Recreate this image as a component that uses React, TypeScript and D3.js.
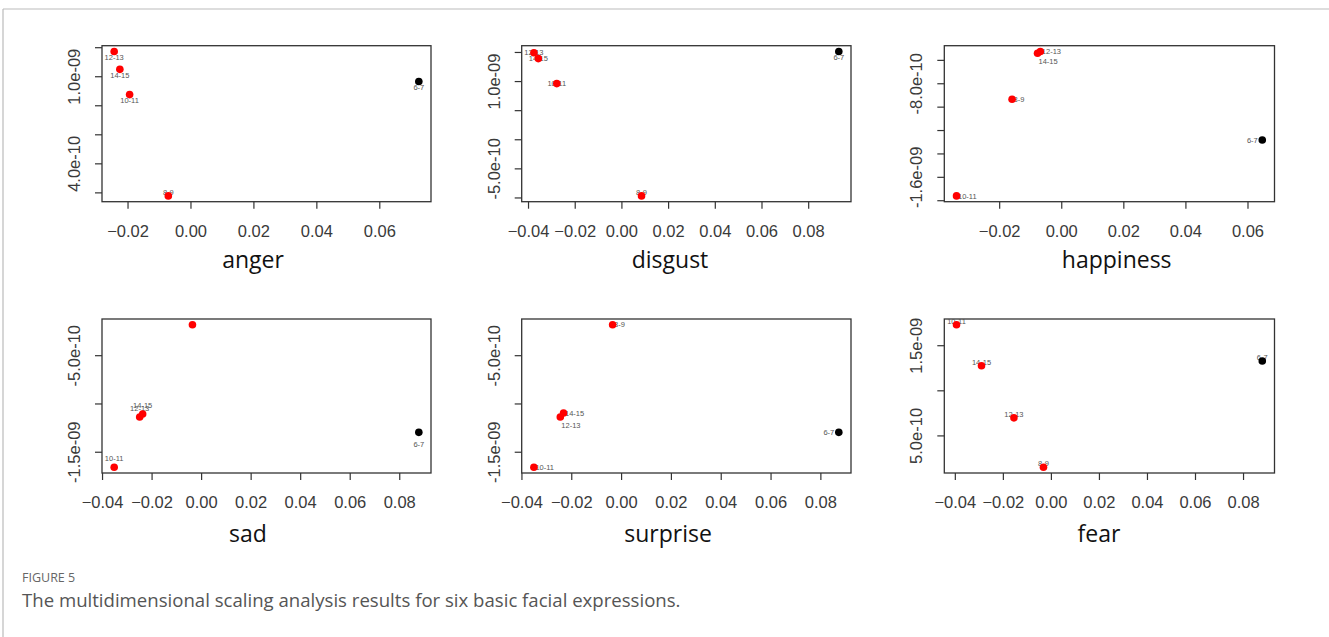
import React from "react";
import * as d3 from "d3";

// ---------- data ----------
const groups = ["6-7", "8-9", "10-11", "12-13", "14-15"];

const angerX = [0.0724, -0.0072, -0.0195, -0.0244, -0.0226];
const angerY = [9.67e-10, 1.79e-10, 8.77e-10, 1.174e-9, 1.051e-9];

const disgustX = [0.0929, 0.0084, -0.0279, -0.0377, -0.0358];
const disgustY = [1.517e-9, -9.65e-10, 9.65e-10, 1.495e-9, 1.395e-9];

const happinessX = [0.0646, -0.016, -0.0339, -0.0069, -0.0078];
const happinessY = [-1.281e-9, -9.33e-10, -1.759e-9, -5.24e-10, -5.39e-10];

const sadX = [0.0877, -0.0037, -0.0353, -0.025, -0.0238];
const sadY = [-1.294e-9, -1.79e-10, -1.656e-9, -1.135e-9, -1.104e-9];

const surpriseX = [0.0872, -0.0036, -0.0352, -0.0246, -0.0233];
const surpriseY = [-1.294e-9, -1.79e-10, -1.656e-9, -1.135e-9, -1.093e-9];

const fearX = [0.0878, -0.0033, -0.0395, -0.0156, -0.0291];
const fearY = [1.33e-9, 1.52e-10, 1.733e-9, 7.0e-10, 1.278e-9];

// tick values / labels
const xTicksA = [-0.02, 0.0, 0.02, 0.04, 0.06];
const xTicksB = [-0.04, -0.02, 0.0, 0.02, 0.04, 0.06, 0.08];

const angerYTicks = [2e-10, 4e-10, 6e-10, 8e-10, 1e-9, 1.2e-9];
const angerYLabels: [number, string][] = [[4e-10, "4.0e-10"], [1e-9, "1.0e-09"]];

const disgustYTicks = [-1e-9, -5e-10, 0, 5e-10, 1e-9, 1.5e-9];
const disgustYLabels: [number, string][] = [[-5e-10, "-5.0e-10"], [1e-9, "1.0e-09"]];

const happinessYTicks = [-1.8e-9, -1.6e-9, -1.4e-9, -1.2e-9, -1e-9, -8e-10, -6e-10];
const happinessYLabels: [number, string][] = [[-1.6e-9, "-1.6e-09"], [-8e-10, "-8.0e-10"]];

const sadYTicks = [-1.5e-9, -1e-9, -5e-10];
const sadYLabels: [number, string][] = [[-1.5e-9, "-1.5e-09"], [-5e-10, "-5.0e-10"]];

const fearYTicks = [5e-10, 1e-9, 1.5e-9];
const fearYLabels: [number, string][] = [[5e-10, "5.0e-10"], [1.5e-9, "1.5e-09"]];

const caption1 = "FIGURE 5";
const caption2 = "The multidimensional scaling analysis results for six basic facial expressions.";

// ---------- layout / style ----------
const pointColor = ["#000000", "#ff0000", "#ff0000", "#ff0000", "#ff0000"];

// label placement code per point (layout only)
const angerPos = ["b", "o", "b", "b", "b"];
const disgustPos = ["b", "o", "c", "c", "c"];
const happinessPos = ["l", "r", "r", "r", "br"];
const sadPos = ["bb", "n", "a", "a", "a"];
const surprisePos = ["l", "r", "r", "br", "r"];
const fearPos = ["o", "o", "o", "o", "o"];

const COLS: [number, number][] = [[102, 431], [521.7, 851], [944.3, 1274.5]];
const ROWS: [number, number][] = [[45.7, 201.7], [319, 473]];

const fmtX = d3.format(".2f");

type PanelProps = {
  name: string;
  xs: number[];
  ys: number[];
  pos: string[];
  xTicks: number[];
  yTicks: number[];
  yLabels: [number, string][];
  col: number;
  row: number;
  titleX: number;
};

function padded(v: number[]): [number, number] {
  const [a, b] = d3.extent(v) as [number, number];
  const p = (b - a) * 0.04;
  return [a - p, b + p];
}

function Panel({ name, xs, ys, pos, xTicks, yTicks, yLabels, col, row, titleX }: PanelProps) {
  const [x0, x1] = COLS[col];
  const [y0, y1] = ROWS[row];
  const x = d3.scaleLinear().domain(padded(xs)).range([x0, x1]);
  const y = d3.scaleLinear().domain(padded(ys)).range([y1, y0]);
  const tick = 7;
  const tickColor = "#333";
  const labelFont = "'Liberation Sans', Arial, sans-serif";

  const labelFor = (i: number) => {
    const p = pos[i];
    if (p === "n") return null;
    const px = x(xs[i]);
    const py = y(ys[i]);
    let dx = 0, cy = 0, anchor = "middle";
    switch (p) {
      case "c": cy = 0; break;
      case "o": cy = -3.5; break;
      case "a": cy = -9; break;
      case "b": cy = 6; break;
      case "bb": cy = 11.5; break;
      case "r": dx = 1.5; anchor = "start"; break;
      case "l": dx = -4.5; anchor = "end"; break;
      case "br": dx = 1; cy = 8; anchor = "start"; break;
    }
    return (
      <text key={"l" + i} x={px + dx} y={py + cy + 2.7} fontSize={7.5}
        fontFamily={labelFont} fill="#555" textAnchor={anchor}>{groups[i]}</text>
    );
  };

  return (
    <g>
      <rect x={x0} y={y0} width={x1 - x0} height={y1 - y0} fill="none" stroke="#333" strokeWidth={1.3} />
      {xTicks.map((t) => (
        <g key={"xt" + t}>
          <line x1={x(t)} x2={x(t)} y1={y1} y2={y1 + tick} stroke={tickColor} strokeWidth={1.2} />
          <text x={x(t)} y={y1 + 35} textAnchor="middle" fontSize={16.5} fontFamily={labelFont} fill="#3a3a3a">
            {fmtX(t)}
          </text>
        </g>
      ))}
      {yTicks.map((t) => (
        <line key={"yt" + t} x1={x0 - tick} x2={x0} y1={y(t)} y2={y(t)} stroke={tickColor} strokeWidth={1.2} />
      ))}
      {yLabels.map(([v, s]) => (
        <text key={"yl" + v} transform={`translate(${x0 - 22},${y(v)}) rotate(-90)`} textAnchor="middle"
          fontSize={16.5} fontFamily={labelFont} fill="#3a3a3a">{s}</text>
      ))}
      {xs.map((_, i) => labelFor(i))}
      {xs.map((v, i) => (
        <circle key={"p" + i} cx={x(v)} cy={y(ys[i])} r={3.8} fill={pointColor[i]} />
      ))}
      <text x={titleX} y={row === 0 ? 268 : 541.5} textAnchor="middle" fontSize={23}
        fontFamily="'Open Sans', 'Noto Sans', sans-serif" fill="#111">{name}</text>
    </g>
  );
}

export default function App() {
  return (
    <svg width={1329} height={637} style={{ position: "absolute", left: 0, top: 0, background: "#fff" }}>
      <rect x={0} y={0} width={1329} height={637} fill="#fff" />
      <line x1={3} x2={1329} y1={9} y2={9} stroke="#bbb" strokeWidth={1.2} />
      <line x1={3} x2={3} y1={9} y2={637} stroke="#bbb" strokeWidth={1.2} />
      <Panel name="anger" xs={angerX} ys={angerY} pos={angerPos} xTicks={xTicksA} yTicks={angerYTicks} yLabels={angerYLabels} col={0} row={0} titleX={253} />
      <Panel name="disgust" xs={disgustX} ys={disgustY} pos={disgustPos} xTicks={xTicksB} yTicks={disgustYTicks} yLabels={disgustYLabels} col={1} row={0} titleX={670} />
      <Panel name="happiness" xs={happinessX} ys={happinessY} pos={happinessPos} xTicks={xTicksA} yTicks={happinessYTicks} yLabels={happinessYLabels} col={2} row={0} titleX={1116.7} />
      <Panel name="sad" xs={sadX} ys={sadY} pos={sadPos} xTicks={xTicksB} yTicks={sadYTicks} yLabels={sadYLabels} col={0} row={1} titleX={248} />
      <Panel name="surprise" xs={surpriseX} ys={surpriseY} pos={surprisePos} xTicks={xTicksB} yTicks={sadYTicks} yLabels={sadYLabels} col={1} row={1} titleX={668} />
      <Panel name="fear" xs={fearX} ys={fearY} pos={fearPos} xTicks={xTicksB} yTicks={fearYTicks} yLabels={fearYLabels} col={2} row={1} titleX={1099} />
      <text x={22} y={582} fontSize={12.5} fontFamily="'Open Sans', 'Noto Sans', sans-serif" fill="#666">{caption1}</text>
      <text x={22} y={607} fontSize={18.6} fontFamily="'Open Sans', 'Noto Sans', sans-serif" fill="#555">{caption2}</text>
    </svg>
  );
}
───
Task objective >>
Check each line of the data above for the word "React" and say how many lines have it. Give the number alone.

Right answer >>
2